On the Salient Limitations of the Methods of Assembly Theory and their Classification of Molecular Biosignatures
Abicumaran Uthamacumaran, Felipe S. Abrahão, Narsis A. Kiani, Hector Zenil
TL;DR
The paper challenges Assembly Theory (AT) by arguing that its molecular assembly index (MA) is not a novel complexity measure but a dictionary-based lossless compression analogue, essentially equivalent to $LZ77/LZ78$-style coding. Through cross-data benchmarks on mass spectrometry signatures, InChI strings, and bond-distance matrices, MA shows strong correlations with standard compression schemes (e.g., $1D$-RLE, $1D$-Huffman, $LZW$) and fails to outperform established algorithmic-information measures such as $BDM$ and related CTM-inspired approaches. The authors also demonstrate a deceiving-molecule phenomenon where objects with high MA can arise from simple, resource-bounded processes, leading to false positives and challenging claims that MA uniquely detects life or extraterrestrial biosignatures.
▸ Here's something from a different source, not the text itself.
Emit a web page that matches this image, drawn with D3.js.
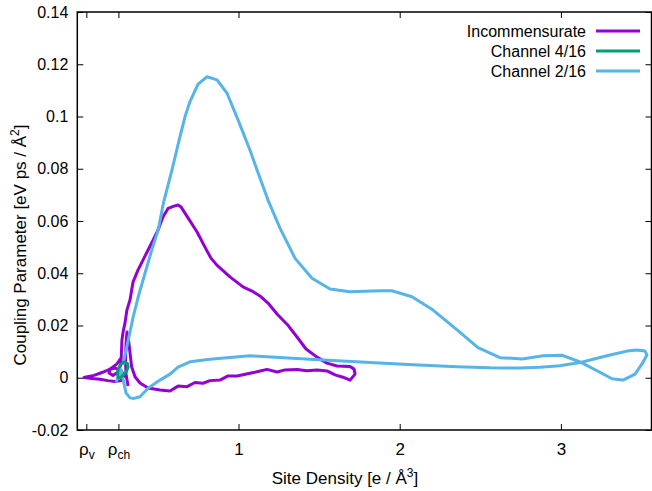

They argue for adopting algorithmic-information frameworks that account for environment, modularity, and higher-order causality, rather than relying on MA/AT alone, to robustly discriminate biosignatures across data representations. Overall, the work clarifies significant limitations of MA and urges a shift toward intrinsic complexity measures rooted in algorithmic information theory for life-detection and biosignature analysis.
Abstract
We demonstrate that the assembly pathway method underlying assembly theory (AT) is an encoding scheme widely used by popular statistical compression algorithms. We show that in all cases (synthetic or natural) AT performs similarly to other simple coding schemes and underperforms compared to system-related indexes based upon algorithmic probability that take into account statistical repetitions but also the likelihood of other computable patterns. Our results imply that the assembly index does not offer substantial improvements over existing methods, including traditional statistical ones, and imply that the separation between living and non-living compounds following these methods has been reported before.